Per la Cassazione l’esame obiettivo va affiancato a quello clinico e ai dati strumentali.
L’accertamento del danno alla persona va condotto secondo una rigorosa criteriologia medico-legale, ma i referti degli esami strumentali non sono l’unico mezzo utilizzabile, ponendosi in una posizione di fungibilità ed alternatività rispetto all’esame obiettivo (criterio visivo) e all’esame clinico.
Pertanto, in tema di risarcimento del danno da “micropermanente”, il solo esame obiettivo del CTU non può ritenersi sufficiente a determinare l’insussistenza di postumi invalidanti permanenti, soprattutto se appare documentata una frattura per cui sono le stesse tabelle del D.M. 3 luglio 2003 a prevedere un danno biologico.
Lo ha chiarito la Corte di Cassazione, sesta sezione civile, nell’ordinanza n. 13292/2020 accogliendo il ricorso promosso da una signora che avevano riportato lesioni personali dopo essere stata investita da un’autovettura che si muoveva in retromarcia.
Insufficiente il solo criterio visivo in presenza di una frattura documentata
In primo grado, la responsabile civile e l’assicurazione venivano condannate a risarcire quasi 7.600 euro, importo che, in appello, il Tribunale riduceva a poco più di 2.300 euro. Il risarcimento veniva limitato ai postumi di natura temporanea, mentre veniva escluso il risarcimento per i postumi permanenti, per come richiesti dalle tabelle delle micropermanenti di cui D.M. 3/7/03.

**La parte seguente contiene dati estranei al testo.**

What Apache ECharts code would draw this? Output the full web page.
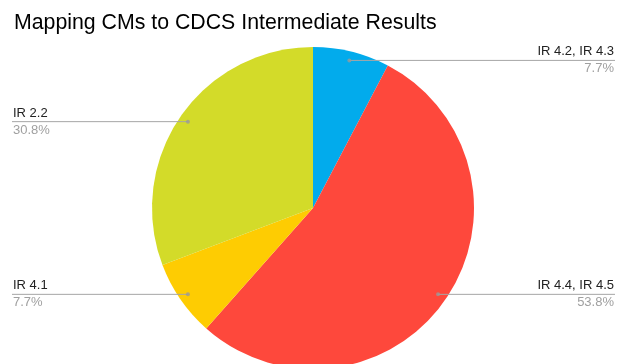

Nello specifico, il Tribunale evidenziava come la CTU non avesse rilevato nulla in ordine ad esiti permanenti in quanto dall’esame obiettivo risultava “non dolente la palpopressione del bacino, completo l’accosciamento, nella norma dell’età i movimenti”. In base alle risultanze dell’esame, inoltre, residuavano postumi permanenti, rappresentati da “esiti di frattura branca ischio pubica di destra che configuravano una percentuale di danno biologico pari al 3,5%.